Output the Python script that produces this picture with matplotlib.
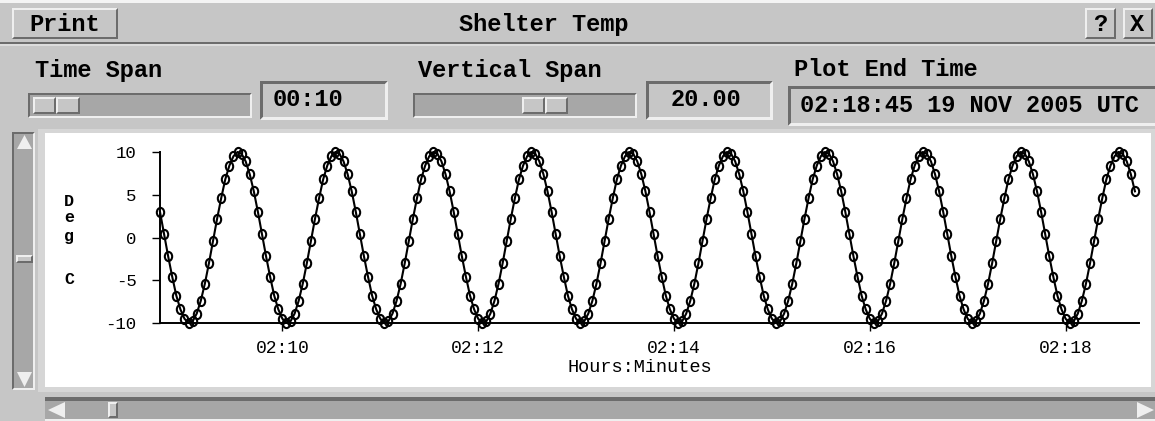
import datetime as dt
import matplotlib
matplotlib.use("Agg")
import matplotlib.pyplot as plt
import matplotlib.dates as mdates
from matplotlib.patches import Rectangle, Polygon
from matplotlib.path import Path
from matplotlib.transforms import Affine2D

# ---- window content -------------------------------------------------------
plot_title = "Shelter Temp"
time_span_label = "Time Span"
time_span_value = "00:10"
vert_span_label = "Vertical Span"
vert_span_value = "20.00"
end_time_label = "Plot End Time"
end_time_value = "02:18:45 19 NOV 2005 UTC"
y_label = "Deg C"
x_label = "Hours:Minutes"
y_ticks = [-10, -5, 0, 5, 10]
y_limits = (-10, 10)

start_time = dt.datetime(2005, 11, 19, 2, 8, 45)
end_time = dt.datetime(2005, 11, 19, 2, 18, 45)
sample_seconds = 2.5

# shelter temperature readings (deg C), one every 2.5 s
temps = [
    3.0, 0.4, -2.2, -4.6, -6.8, -8.4, -9.5, -10.0, -9.8, -8.9, -7.4, -5.4,
    -3.0, -0.4, 2.2, 4.6, 6.8, 8.4, 9.5, 10.0, 9.8, 8.9, 7.4, 5.4,
    3.0, 0.4, -2.2, -4.6, -6.8, -8.4, -9.5, -10.0, -9.8, -8.9, -7.4, -5.4,
    -3.0, -0.4, 2.2, 4.6, 6.8, 8.4, 9.5, 10.0, 9.8, 8.9, 7.4, 5.4,
    3.0, 0.4, -2.2, -4.6, -6.8, -8.4, -9.5, -10.0, -9.8, -8.9, -7.4, -5.4,
    -3.0, -0.4, 2.2, 4.6, 6.8, 8.4, 9.5, 10.0, 9.8, 8.9, 7.4, 5.4,
    3.0, 0.4, -2.2, -4.6, -6.8, -8.4, -9.5, -10.0, -9.8, -8.9, -7.4, -5.4,
    -3.0, -0.4, 2.2, 4.6, 6.8, 8.4, 9.5, 10.0, 9.8, 8.9, 7.4, 5.4,
    3.0, 0.4, -2.2, -4.6, -6.8, -8.4, -9.5, -10.0, -9.8, -8.9, -7.4, -5.4,
    -3.0, -0.4, 2.2, 4.6, 6.8, 8.4, 9.5, 10.0, 9.8, 8.9, 7.4, 5.4,
    3.0, 0.4, -2.2, -4.6, -6.8, -8.4, -9.5, -10.0, -9.8, -8.9, -7.4, -5.4,
    -3.0, -0.4, 2.2, 4.6, 6.8, 8.4, 9.5, 10.0, 9.8, 8.9, 7.4, 5.4,
    3.0, 0.4, -2.2, -4.6, -6.8, -8.4, -9.5, -10.0, -9.8, -8.9, -7.4, -5.4,
    -3.0, -0.4, 2.2, 4.6, 6.8, 8.4, 9.5, 10.0, 9.8, 8.9, 7.4, 5.4,
    3.0, 0.4, -2.2, -4.6, -6.8, -8.4, -9.5, -10.0, -9.8, -8.9, -7.4, -5.4,
    -3.0, -0.4, 2.2, 4.6, 6.8, 8.4, 9.5, 10.0, 9.8, 8.9, 7.4, 5.4,
    3.0, 0.4, -2.2, -4.6, -6.8, -8.4, -9.5, -10.0, -9.8, -8.9, -7.4, -5.4,
    -3.0, -0.4, 2.2, 4.6, 6.8, 8.4, 9.5, 10.0, 9.8, 8.9, 7.4, 5.4,
    3.0, 0.4, -2.2, -4.6, -6.8, -8.4, -9.5, -10.0, -9.8, -8.9, -7.4, -5.4,
    -3.0, -0.4, 2.2, 4.6, 6.8, 8.4, 9.5, 10.0, 9.8, 8.9, 7.4, 5.4,
]
times = [start_time + dt.timedelta(seconds=sample_seconds * i)
         for i in range(len(temps))]

# ---- figure ---------------------------------------------------------------
W, H = 1155, 421
plt.rcParams["axes.unicode_minus"] = False
MONO = "Liberation Mono"

BG = "#c6c6c6"
LIGHT = "#efefef"
DARK = "#6c6c6c"
TROUGH = "#a7a7a7"

fig = plt.figure(figsize=(W / 100, H / 100), dpi=100, facecolor=BG)

# pixel-space layer for the window widgets
ui = fig.add_axes([0, 0, 1, 1], zorder=0)
ui.set_xlim(0, W)
ui.set_ylim(H, 0)
ui.axis("off")


def rect(x0, y0, x1, y1, color):
    ui.add_patch(Rectangle((x0, y0), x1 - x0, y1 - y0, facecolor=color,
                           edgecolor="none"))


def bevel(x0, y0, x1, y1, face, raised=True, bw=2):
    tl, br = (LIGHT, DARK) if raised else (DARK, LIGHT)
    rect(x0, y0, x1, y1, face)
    ui.add_patch(Polygon([(x0, y0), (x1, y0), (x1 - bw, y0 + bw),
                          (x0 + bw, y0 + bw), (x0 + bw, y1 - bw), (x0, y1)],
                         closed=True, facecolor=tl, edgecolor="none"))
    ui.add_patch(Polygon([(x1, y0), (x1, y1), (x0, y1), (x0 + bw, y1 - bw),
                          (x1 - bw, y1 - bw), (x1 - bw, y0 + bw)],
                         closed=True, facecolor=br, edgecolor="none"))


def label(x, y, s, size=17, weight="bold", ha="left", va="baseline", **kw):
    ui.text(x, y, s, fontsize=size, family=MONO, fontweight=weight,
            ha=ha, va=va, color="black", **kw)


def tri(pts, color=LIGHT):
    ui.add_patch(Polygon(pts, closed=True, facecolor=color, edgecolor="none"))


# title bar
rect(0, 0, W, 3, "#f4f4f4")
bevel(12, 8, 118, 39, BG, raised=True)
label(65, 31, "Print", ha="center")
label(544, 31, plot_title, ha="center")
bevel(1085, 8, 1116, 39, BG, raised=True)
label(1100, 31, "?", ha="center")
bevel(1123, 8, 1153, 39, BG, raised=True)
label(1137, 31, "X", ha="center")
rect(0, 41.5, W, 44, DARK)
rect(0, 44, W, 45.5, "#dcdcdc")

# controls row
label(35, 77, time_span_label)
bevel(28, 93, 252, 118, TROUGH, raised=False)
bevel(33, 97, 56, 114, BG, raised=True)
bevel(56, 97, 80, 114, BG, raised=True)
bevel(260, 81, 388, 120, BG, raised=False, bw=3)
label(273, 106, time_span_value)

label(418, 77, vert_span_label)
bevel(413, 93, 637, 118, TROUGH, raised=False)
bevel(522, 97, 545, 114, BG, raised=True)
bevel(545, 97, 568, 114, BG, raised=True)
bevel(646, 81, 773, 120, BG, raised=False, bw=3)
label(671, 106, vert_span_value)

label(794, 76, end_time_label)
bevel(788, 86, W + 6, 126, BG, raised=False, bw=3)
label(800, 112.5, end_time_value)

# plot panel and scrollbars
rect(38, 129, W, 392, "#d6d6d6")
rect(45, 133, 1151, 387, "white")
bevel(12, 132, 35, 390, TROUGH, raised=False)
tri([(17, 149), (32, 149), (24.5, 135)])
tri([(17, 372), (32, 372), (24.5, 387)])
bevel(16, 255, 33, 263, BG, raised=True)
rect(45, 397, W, 401, DARK)
rect(45, 401, W, 419, TROUGH)
rect(45, 419, W, 421, LIGHT)
tri([(65, 402), (65, 418), (48, 410)])
tri([(1137, 402), (1137, 418), (1154, 410)])
bevel(108, 402, 118, 418, BG, raised=True)

# ---- data plot ------------------------------------------------------------
ax = fig.add_axes([160 / W, (H - 323) / H, 979 / W, 171 / H], zorder=1)
ax.set_facecolor("none")

ellipse = Path.unit_circle().transformed(Affine2D().scale(0.8, 1.0))
ax.plot(times, temps, color="black", lw=1.5, marker=ellipse, ms=6.6,
        mfc="none", mec="black", mew=1.5, clip_on=False)

ax.set_xlim(start_time, end_time)
ax.set_ylim(*y_limits)
ax.set_yticks(y_ticks)
ax.set_yticklabels([str(v) for v in y_ticks])
ax.xaxis.set_major_locator(mdates.MinuteLocator(byminute=range(0, 60, 2)))
ax.xaxis.set_major_formatter(mdates.DateFormatter("%H:%M"))

for side in ("top", "right"):
    ax.spines[side].set_visible(False)
for side in ("left", "bottom"):
    ax.spines[side].set_linewidth(1.4)
    ax.spines[side].set_color("black")

ax.tick_params(axis="both", direction="out", length=6, width=1,
               colors="black")
ax.tick_params(axis="y", pad=11)
ax.tick_params(axis="x", pad=6)
for t in ax.get_yticklabels():
    t.set_family(MONO)
    t.set_fontsize(12.5)
for t in ax.get_xticklabels():
    t.set_family(MONO)
    t.set_fontsize(13)

label(640, 372, x_label, size=13.4, weight="normal", ha="center")
for ch, yc in zip(y_label.replace(" ", ""), (201.5, 218, 236, 280)):
    label(69, yc, ch, size=12, weight="bold", ha="center", va="center")

fig.savefig("out.png", dpi=100, facecolor=BG)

━━━━━━━━━━━━━━━━━━━━

**Written task:**
Your answer should be one number: how many lines of the listing include the word "matplotlib".

**Result of the exercise:**
8